Problem –
Without the pictures, repeat the listing character for character.

Data extract –
— BEGIN —
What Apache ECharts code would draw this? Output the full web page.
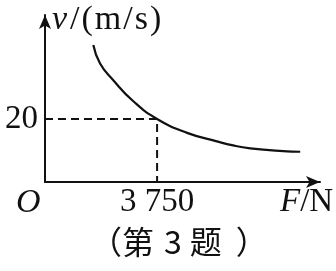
<!DOCTYPE html>
<html>
<head>
<meta charset="utf-8">
<script src="https://cdn.jsdelivr.net/npm/echarts@6/dist/echarts.min.js"></script>
<style>
html,body{margin:0;padding:0;background:#fff;}
#c{width:336px;height:271px;}
</style>
</head>
<body>
<div id="c"></div>
<script>
// Data
const forceN = [1617, 1842, 2277, 2946, 3750, 4754, 5749, 6294, 6864, 7968, 8538];
const speed = [43.5, 37.6, 32.4, 25.7, 20.0, 15.6, 12.9, 11.6, 10.7, 9.8, 9.6];
const markF = 3750;
const markV = 20;
const xTickLabels = ['3 750'];
const yTickLabels = ['20'];
const caption = ['（', '第', '3', '题', '）'];

const curve = forceN.map((f, i) => [f, speed[i]]);
const guide = [[0, markV], [markF, markV], [markF, 0]];

const serif = '"Liberation Serif", "DejaVu Serif", serif';
const cjk = '"Noto Sans CJK SC", sans-serif';
const ink = '#111';

const chart = echarts.init(document.getElementById('c'), null, {renderer: 'canvas'});
chart.setOption({
  backgroundColor: '#fff',
  animation: false,
  grid: {left: 45, right: 16, top: 15, bottom: 89},
  xAxis: {
    type: 'value', min: 0, max: 9200,
    splitLine: {show: false},
    axisLine: {lineStyle: {color: ink, width: 2}, symbol: ['none', 'arrow'], symbolSize: [9, 14]},
    axisTick: {show: false},
    axisLabel: {
      customValues: [markF],
      formatter: () => xTickLabels[0],
      fontFamily: serif, fontSize: 33, color: ink, margin: 4
    }
  },
  yAxis: {
    type: 'value', min: 0, max: 53,
    splitLine: {show: false},
    axisLine: {show: true, lineStyle: {color: ink, width: 2}, symbol: ['none', 'arrow'], symbolSize: [9, 14]},
    axisTick: {show: false},
    axisLabel: {
      customValues: [markV],
      formatter: () => yTickLabels[0],
      fontFamily: serif, fontSize: 33, color: ink, margin: 7
    }
  },
  series: [
    {
      type: 'line', data: curve, smooth: true, showSymbol: false,
      lineStyle: {color: ink, width: 2.2}
    },
    {
      type: 'line', data: guide, showSymbol: false,
      lineStyle: {color: ink, width: 2, type: [8, 5]}
    }
  ],
  graphic: [
    {
      type: 'text', left: 52, top: 3,
      style: {
        text: '{i|v}{n|/}{n|(}{n|m}{n|/}{n|s}{n|)}',
        font: '34px ' + serif, fill: ink,
        rich: {
          i: {fontStyle: 'italic', fontFamily: serif, fontSize: 34, fill: ink, padding: [0, 2, 0, 0]},
          n: {fontFamily: serif, fontSize: 34, fill: ink, padding: [0, 1, 0, 1]}
        }
      }
    },
    {
      type: 'text', left: 16, top: 186,
      style: {text: 'O', font: 'italic 34px ' + serif, fill: ink}
    },
    {
      type: 'text', left: 280, top: 186,
      style: {
        text: '{i|F}/N',
        font: '33px ' + serif, fill: ink,
        rich: {i: {fontStyle: 'italic', fontFamily: serif, fontSize: 33, fill: ink}}
      }
    },
    {
      type: 'text', left: 90, top: 226,
      style: {
        text: '{p|' + caption[0] + '}{c|' + caption[1] + '}{d|' + caption[2] + '}{c|' + caption[3] + '}{q|' + caption[4] + '}',
        font: '32px ' + cjk, fill: ink,
        rich: {
          p: {fontFamily: cjk, fontSize: 32, fill: ink},
          c: {fontFamily: cjk, fontSize: 32, fill: ink},
          d: {fontFamily: cjk, fontSize: 32, fill: ink, padding: [0, 8, 0, 10]},
          q: {fontFamily: cjk, fontSize: 32, fill: ink, padding: [0, 0, 0, 14]}
        }
      }
    }
  ]
});
</script>
</body>
</html>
— END —
Answer to the exercise –
What Apache ECharts code would draw this? Output the full web page.
<!DOCTYPE html>
<html>
<head>
<meta charset="utf-8">
<script src="https://cdn.jsdelivr.net/npm/echarts@6/dist/echarts.min.js"></script>
<style>
html,body{margin:0;padding:0;background:#fff;}
#c{width:336px;height:271px;}
</style>
</head>
<body>
<div id="c"></div>
<script>
// Data
const forceN = [1617, 1842, 2277, 2946, 3750, 4754, 5749, 6294, 6864, 7968, 8538];
const speed = [43.5, 37.6, 32.4, 25.7, 20.0, 15.6, 12.9, 11.6, 10.7, 9.8, 9.6];
const markF = 3750;
const markV = 20;
const xTickLabels = ['3 750'];
const yTickLabels = ['20'];
const caption = ['（', '第', '3', '题', '）'];

const curve = forceN.map((f, i) => [f, speed[i]]);
const guide = [[0, markV], [markF, markV], [markF, 0]];

const serif = '"Liberation Serif", "DejaVu Serif", serif';
const cjk = '"Noto Sans CJK SC", sans-serif';
const ink = '#111';

const chart = echarts.init(document.getElementById('c'), null, {renderer: 'canvas'});
chart.setOption({
  backgroundColor: '#fff',
  animation: false,
  grid: {left: 45, right: 16, top: 15, bottom: 89},
  xAxis: {
    type: 'value', min: 0, max: 9200,
    splitLine: {show: false},
    axisLine: {lineStyle: {color: ink, width: 2}, symbol: ['none', 'arrow'], symbolSize: [9, 14]},
    axisTick: {show: false},
    axisLabel: {
      customValues: [markF],
      formatter: () => xTickLabels[0],
      fontFamily: serif, fontSize: 33, color: ink, margin: 4
    }
  },
  yAxis: {
    type: 'value', min: 0, max: 53,
    splitLine: {show: false},
    axisLine: {show: true, lineStyle: {color: ink, width: 2}, symbol: ['none', 'arrow'], symbolSize: [9, 14]},
    axisTick: {show: false},
    axisLabel: {
      customValues: [markV],
      formatter: () => yTickLabels[0],
      fontFamily: serif, fontSize: 33, color: ink, margin: 7
    }
  },
  series: [
    {
      type: 'line', data: curve, smooth: true, showSymbol: false,
      lineStyle: {color: ink, width: 2.2}
    },
    {
      type: 'line', data: guide, showSymbol: false,
      lineStyle: {color: ink, width: 2, type: [8, 5]}
    }
  ],
  graphic: [
    {
      type: 'text', left: 52, top: 3,
      style: {
        text: '{i|v}{n|/}{n|(}{n|m}{n|/}{n|s}{n|)}',
        font: '34px ' + serif, fill: ink,
        rich: {
          i: {fontStyle: 'italic', fontFamily: serif, fontSize: 34, fill: ink, padding: [0, 2, 0, 0]},
          n: {fontFamily: serif, fontSize: 34, fill: ink, padding: [0, 1, 0, 1]}
        }
      }
    },
    {
      type: 'text', left: 16, top: 186,
      style: {text: 'O', font: 'italic 34px ' + serif, fill: ink}
    },
    {
      type: 'text', left: 280, top: 186,
      style: {
        text: '{i|F}/N',
        font: '33px ' + serif, fill: ink,
        rich: {i: {fontStyle: 'italic', fontFamily: serif, fontSize: 33, fill: ink}}
      }
    },
    {
      type: 'text', left: 90, top: 226,
      style: {
        text: '{p|' + caption[0] + '}{c|' + caption[1] + '}{d|' + caption[2] + '}{c|' + caption[3] + '}{q|' + caption[4] + '}',
        font: '32px ' + cjk, fill: ink,
        rich: {
          p: {fontFamily: cjk, fontSize: 32, fill: ink},
          c: {fontFamily: cjk, fontSize: 32, fill: ink},
          d: {fontFamily: cjk, fontSize: 32, fill: ink, padding: [0, 8, 0, 10]},
          q: {fontFamily: cjk, fontSize: 32, fill: ink, padding: [0, 0, 0, 14]}
        }
      }
    }
  ]
});
</script>
</body>
</html>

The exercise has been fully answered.